Esos son los que son como yo. Vivimos y subsistimos como aferrados a un madero en medio del océano, sólo que nuestro madero se pudre y está lleno de grasa quemada, vísceras añejadas y caucho, y flota gracias a los gases que emite; o se podría decir que vivimos en la isla de la basura, una isla que extiende sus tentáculos a lo largo de todos los orificios y fosas de la ciudad, a la deriva en medio de las corrientes de la vida en el estanque urbano, y mientras vagabundeamos sobre ella la escudriñamos, la arañamos, la herimos, le cortamos pedazos, le arrancamos partes, porque no tenemos alternativa, porque somos los que estamos en la base de la cadena alimenticia humana, que aunque no devoremos los cuerpos de nuestros semejantes, sí los canibalizamos, por lo que podemos decir que la sociedad es una cadena alimenticia, y atrás, debajo, estamos nosotros, los que son como yo, aunque yo estoy más abajo que todos porque yo nací en el fondo. Somos miles, tal vez millones, los que subsistimos gracias a la corriente de la basura que otros prodigan cruelmente a las calles. Escarbamos en los restos, olfateamos la inmundicia, nos cortamos los dedos con las cuchillas de afeitar, nos pinchamos las palmas con las agujas que sirvieron para inyectar una cura o la enfermedad, tanteamos la masa revuelta de la inmundicia a ver si encontramos una migaja que no esté tan mal, a la que le quede un suspiro de frescura o unas cuantas partículas sin corromper.

 

Y yo también tengo mi venganza.
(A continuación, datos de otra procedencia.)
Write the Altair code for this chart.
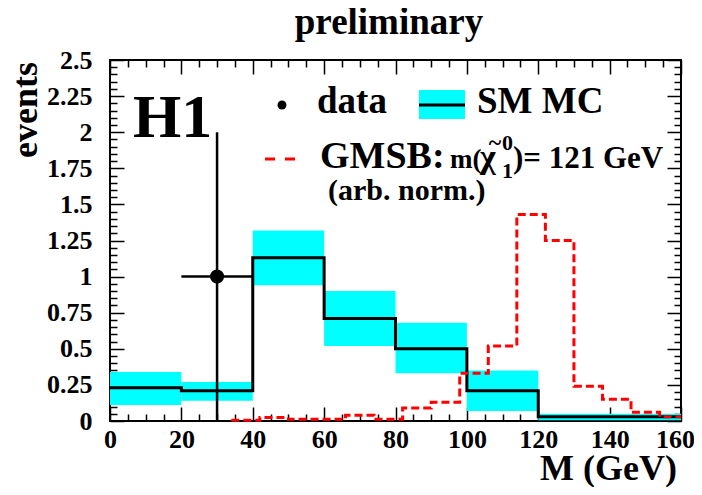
import altair as alt
import pandas as pd

# ---- data ----
mc_edges = [0, 20, 40, 60, 80, 100, 120, 140, 160]
mc_vals = [0.23, 0.21, 1.13, 0.71, 0.50, 0.21, 0.03, 0.03]
mc_lo = [0.11, 0.14, 0.94, 0.52, 0.33, 0.07, 0.005, 0.005]
mc_hi = [0.34, 0.27, 1.32, 0.90, 0.68, 0.35, 0.05, 0.05]

gmsb_edges = [34, 42, 50, 58, 66, 74, 82, 90, 98, 106, 114, 122, 130, 138, 146, 154, 160]
gmsb_vals = [0.005, 0.025, 0.012, 0.012, 0.04, 0.012, 0.09, 0.13, 0.33, 0.52,
             1.43, 1.25, 0.24, 0.15, 0.06, 0.03]

data_x = [30]
data_y = [1.0]
data_xlo = [20]
data_xhi = [40]
data_ylo = [0.0]
data_yhi = [2.0]

x_major = [0, 20, 40, 60, 80, 100, 120, 140, 160]
x_minor = [v for v in range(0, 161, 5) if v % 20]
y_major = [0, 0.25, 0.5, 0.75, 1, 1.25, 1.5, 1.75, 2, 2.25, 2.5]
y_minor = [round(i * 0.05, 2) for i in range(51) if i % 5]

FONT = "Liberation Serif"
W, H = 571, 361

xs = alt.Scale(domain=[0, 160], nice=False, zero=False)
ys = alt.Scale(domain=[0, 2.5], nice=False, zero=False)


def xaxis(orient, values, size, labels):
    return alt.Axis(orient=orient, values=values, tickSize=size, offset=-size,
                    domain=False, grid=False, labels=labels, title=None,
                    tickColor="black", tickWidth=1.5, labelFont=FONT,
                    labelFontSize=26, labelFontWeight="bold", labelColor="black",
                    labelPadding=5, labelFlush=False, labelOverlap=False,
                    labelOffset={"condition": {"test": "datum.value == 160", "value": -6},
                                 "value": 0})


def yaxis(orient, values, size, labels):
    return alt.Axis(orient=orient, values=values, tickSize=size, offset=-size,
                    domain=False, grid=False, labels=labels, title=None,
                    tickColor="black", tickWidth=1.5, labelFont=FONT,
                    labelFontSize=26, labelFontWeight="bold", labelColor="black",
                    labelPadding=18, labelFlush=False, labelOverlap=False,
                    labelExpr="'' + datum.value")


mc_df = pd.DataFrame({"lo": mc_edges[:-1], "hi": mc_edges[1:], "v": mc_vals,
                      "blo": mc_lo, "bhi": mc_hi})
mc_line_df = pd.DataFrame({"x": mc_edges, "y": mc_vals + [mc_vals[-1]]})
gm_df = pd.DataFrame({"x": gmsb_edges, "y": gmsb_vals + [gmsb_vals[-1]]})
pt_df = pd.DataFrame({"x": data_x, "y": data_y, "xlo": data_xlo, "xhi": data_xhi,
                      "ylo": data_ylo, "yhi": data_yhi})

band = alt.Chart(mc_df).mark_rect(color="#00ffff").encode(
    x=alt.X("lo:Q", scale=xs, axis=xaxis("bottom", x_major, 14, True)),
    x2="hi:Q",
    y=alt.Y("blo:Q", scale=ys, axis=yaxis("left", y_major, 14, True)),
    y2="bhi:Q",
)

mc_line = alt.Chart(mc_line_df).mark_line(
    color="black", strokeWidth=3, interpolate="step-after").encode(
    x=alt.X("x:Q", scale=xs, axis=xaxis("bottom", x_minor, 7, False)),
    y=alt.Y("y:Q", scale=ys, axis=yaxis("left", y_minor, 7, False)),
)

gm_line = alt.Chart(gm_df).mark_line(
    color="#ff0000", strokeWidth=3, strokeDash=[8, 4], interpolate="step-after").encode(
    x=alt.X("x:Q", scale=xs, axis=xaxis("top", x_major, 14, False)),
    y=alt.Y("y:Q", scale=ys, axis=yaxis("right", y_major, 14, False)),
)

err_h = alt.Chart(pt_df).mark_rule(color="black", strokeWidth=2.5).encode(
    x=alt.X("xlo:Q", scale=xs, axis=xaxis("top", x_minor, 7, False)),
    x2="xhi:Q",
    y=alt.Y("y:Q", scale=ys, axis=yaxis("right", y_minor, 7, False)),
)
err_v = alt.Chart(pt_df).mark_rule(color="black", strokeWidth=2.5).encode(
    x=alt.X("x:Q", scale=xs, axis=None),
    y=alt.Y("ylo:Q", scale=ys, axis=None),
    y2="yhi:Q",
)
pt = alt.Chart(pt_df).mark_point(filled=True, color="black", size=200, opacity=1).encode(
    x=alt.X("x:Q", scale=xs, axis=None),
    y=alt.Y("y:Q", scale=ys, axis=None),
)


def txt(s, x, y, size, align="left", angle=0):
    return alt.Chart(pd.DataFrame({"t": [s]})).mark_text(
        font=FONT, fontWeight="bold", fontSize=size, align=align,
        baseline="alphabetic", color="black", angle=angle).encode(
        x=alt.value(x), y=alt.value(y), text="t:N")


leg_dot = alt.Chart(pd.DataFrame({"a": [0]})).mark_point(
    filled=True, color="black", size=80, opacity=1).encode(
    x=alt.value(172), y=alt.value(45))
leg_box = alt.Chart(pd.DataFrame({"a": [0]})).mark_rect(color="#00ffff").encode(
    x=alt.value(309), x2=alt.value(355), y=alt.value(30), y2=alt.value(59))
leg_line = alt.Chart(pd.DataFrame({"a": [0]})).mark_rule(color="black", strokeWidth=3).encode(
    x=alt.value(309), x2=alt.value(355), y=alt.value(45))
leg_dash = alt.Chart(pd.DataFrame({"a": [0]})).mark_rule(
    color="#ff0000", strokeWidth=3, strokeDash=[10, 10]).encode(
    x=alt.value(155), x2=alt.value(185), y=alt.value(99))

texts = [
    txt("preliminary", 279, -26, 37, align="center"),
    txt("events", -73, 2, 36, align="right", angle=270),
    txt("M (GeV)", 567, 420, 36, align="right"),
    txt("H1", 23, 77, 62),
    txt("data", 207, 53, 37),
    txt("SM MC", 367, 53, 37),
    txt("GMSB:", 210, 108, 38),
    txt("m(", 340, 108, 27),
    txt("χ", 370, 108, 34),
    txt("~", 385, 90, 24, align="center"),
    txt("0", 392, 90, 22),
    txt("1", 392, 118, 22),
    txt(")= 121 GeV", 403, 108, 31),
    txt("(arb. norm.)", 218, 140, 30),
]

chart = alt.layer(
    band, mc_line, gm_line, err_h, err_v, pt,
    leg_dot, leg_box, leg_line, leg_dash, *texts
).resolve_axis(x="independent", y="independent").properties(
    width=W, height=H,
    autosize=alt.AutoSizeParams(type="none"),
    padding={"left": 102, "top": 52, "right": 13, "bottom": 66},
    background="white",
).configure_view(stroke="black", strokeWidth=2)

chart.save("out.html", embed_options={"renderer": "svg", "actions": False})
A cada corretiada que me pega un celador, o la policía, o un vecino o un transeúnte que quiso a su vez desquitarse conmigo por lo que otro, más arriba que él, le hizo, yo contesto con una determinación más fuerte, más feroz, de introducirme por cualquier rendija, sin importar lo alta que sea la tapia, sin que interese cuántos vigilantes pongan, porque al final siempre lo consigo, después de todo siempre logro meterme, entrar donde no me quieren, ocupar el lugar que nadie más ocupa y que yo tengo que ocupar a como dé lugar, porque todos los días tengo que caer en algún sitio, así no tenga techo, así no me cobije nadie, así no tenga zapatos ni casa, así el firmamento pueda caerse a pedazos.